==== Information provided ====

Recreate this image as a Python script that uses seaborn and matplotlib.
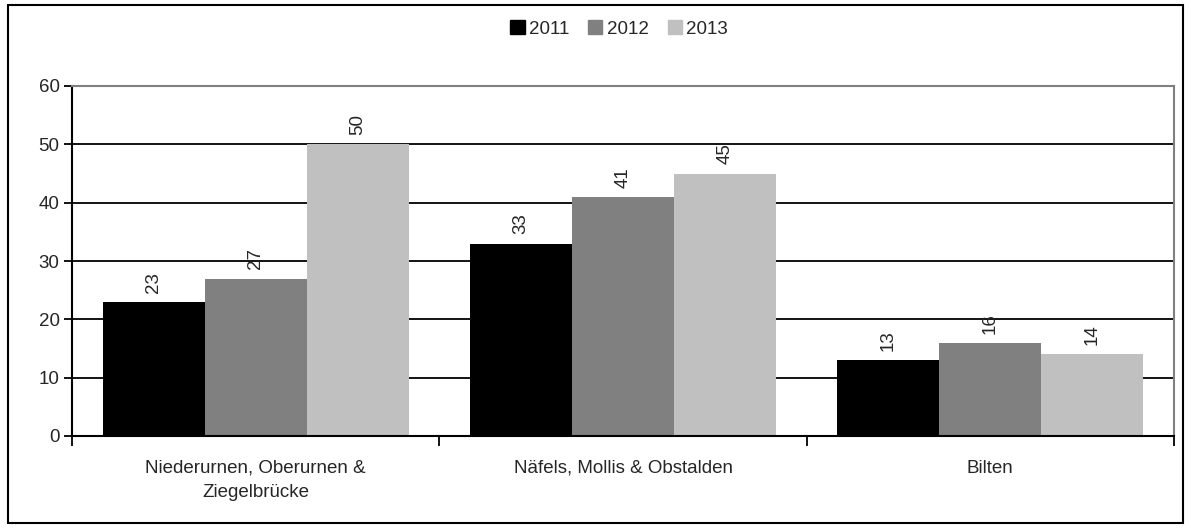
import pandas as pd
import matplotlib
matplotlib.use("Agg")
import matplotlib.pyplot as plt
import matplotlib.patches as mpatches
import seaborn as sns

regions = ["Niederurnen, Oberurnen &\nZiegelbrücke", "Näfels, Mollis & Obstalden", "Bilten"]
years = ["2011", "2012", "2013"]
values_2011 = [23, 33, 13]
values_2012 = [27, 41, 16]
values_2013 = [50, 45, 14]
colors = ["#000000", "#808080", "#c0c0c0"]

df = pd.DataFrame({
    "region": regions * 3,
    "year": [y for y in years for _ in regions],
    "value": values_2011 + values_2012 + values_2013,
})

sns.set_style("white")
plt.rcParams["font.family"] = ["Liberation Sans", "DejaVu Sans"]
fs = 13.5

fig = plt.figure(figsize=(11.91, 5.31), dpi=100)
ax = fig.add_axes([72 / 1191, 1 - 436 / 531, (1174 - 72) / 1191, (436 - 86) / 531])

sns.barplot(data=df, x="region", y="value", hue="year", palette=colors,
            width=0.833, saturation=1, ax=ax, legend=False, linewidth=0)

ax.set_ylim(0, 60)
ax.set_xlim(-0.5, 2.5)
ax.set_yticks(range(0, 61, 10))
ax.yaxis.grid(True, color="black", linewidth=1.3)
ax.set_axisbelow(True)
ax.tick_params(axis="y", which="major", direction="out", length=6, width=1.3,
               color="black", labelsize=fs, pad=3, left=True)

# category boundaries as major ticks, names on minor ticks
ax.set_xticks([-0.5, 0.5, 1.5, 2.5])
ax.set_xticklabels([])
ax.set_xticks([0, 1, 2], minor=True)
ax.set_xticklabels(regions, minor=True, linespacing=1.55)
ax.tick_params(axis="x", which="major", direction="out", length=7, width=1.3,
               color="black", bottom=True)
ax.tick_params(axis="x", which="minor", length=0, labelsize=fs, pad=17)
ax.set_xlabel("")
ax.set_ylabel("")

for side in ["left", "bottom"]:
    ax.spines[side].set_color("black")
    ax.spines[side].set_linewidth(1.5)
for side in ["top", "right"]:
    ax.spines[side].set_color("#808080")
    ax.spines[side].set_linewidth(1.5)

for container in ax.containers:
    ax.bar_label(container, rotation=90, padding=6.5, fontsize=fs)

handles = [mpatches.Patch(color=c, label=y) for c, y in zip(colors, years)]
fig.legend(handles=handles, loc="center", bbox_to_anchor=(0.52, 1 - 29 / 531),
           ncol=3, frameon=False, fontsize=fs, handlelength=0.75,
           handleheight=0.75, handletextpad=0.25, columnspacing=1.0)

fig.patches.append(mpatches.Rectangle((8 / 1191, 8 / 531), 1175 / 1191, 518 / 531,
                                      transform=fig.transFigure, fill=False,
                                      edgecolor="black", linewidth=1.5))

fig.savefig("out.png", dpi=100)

====

### Task brief
Quote the preceding listing precisely and completely, omitting its images.

### Solution for this problem
Recreate this image as a Python script that uses seaborn and matplotlib.
import pandas as pd
import matplotlib
matplotlib.use("Agg")
import matplotlib.pyplot as plt
import matplotlib.patches as mpatches
import seaborn as sns

regions = ["Niederurnen, Oberurnen &\nZiegelbrücke", "Näfels, Mollis & Obstalden", "Bilten"]
years = ["2011", "2012", "2013"]
values_2011 = [23, 33, 13]
values_2012 = [27, 41, 16]
values_2013 = [50, 45, 14]
colors = ["#000000", "#808080", "#c0c0c0"]

df = pd.DataFrame({
    "region": regions * 3,
    "year": [y for y in years for _ in regions],
    "value": values_2011 + values_2012 + values_2013,
})

sns.set_style("white")
plt.rcParams["font.family"] = ["Liberation Sans", "DejaVu Sans"]
fs = 13.5

fig = plt.figure(figsize=(11.91, 5.31), dpi=100)
ax = fig.add_axes([72 / 1191, 1 - 436 / 531, (1174 - 72) / 1191, (436 - 86) / 531])

sns.barplot(data=df, x="region", y="value", hue="year", palette=colors,
            width=0.833, saturation=1, ax=ax, legend=False, linewidth=0)

ax.set_ylim(0, 60)
ax.set_xlim(-0.5, 2.5)
ax.set_yticks(range(0, 61, 10))
ax.yaxis.grid(True, color="black", linewidth=1.3)
ax.set_axisbelow(True)
ax.tick_params(axis="y", which="major", direction="out", length=6, width=1.3,
               color="black", labelsize=fs, pad=3, left=True)

# category boundaries as major ticks, names on minor ticks
ax.set_xticks([-0.5, 0.5, 1.5, 2.5])
ax.set_xticklabels([])
ax.set_xticks([0, 1, 2], minor=True)
ax.set_xticklabels(regions, minor=True, linespacing=1.55)
ax.tick_params(axis="x", which="major", direction="out", length=7, width=1.3,
               color="black", bottom=True)
ax.tick_params(axis="x", which="minor", length=0, labelsize=fs, pad=17)
ax.set_xlabel("")
ax.set_ylabel("")

for side in ["left", "bottom"]:
    ax.spines[side].set_color("black")
    ax.spines[side].set_linewidth(1.5)
for side in ["top", "right"]:
    ax.spines[side].set_color("#808080")
    ax.spines[side].set_linewidth(1.5)

for container in ax.containers:
    ax.bar_label(container, rotation=90, padding=6.5, fontsize=fs)

handles = [mpatches.Patch(color=c, label=y) for c, y in zip(colors, years)]
fig.legend(handles=handles, loc="center", bbox_to_anchor=(0.52, 1 - 29 / 531),
           ncol=3, frameon=False, fontsize=fs, handlelength=0.75,
           handleheight=0.75, handletextpad=0.25, columnspacing=1.0)

fig.patches.append(mpatches.Rectangle((8 / 1191, 8 / 531), 1175 / 1191, 518 / 531,
                                      transform=fig.transFigure, fill=False,
                                      edgecolor="black", linewidth=1.5))

fig.savefig("out.png", dpi=100)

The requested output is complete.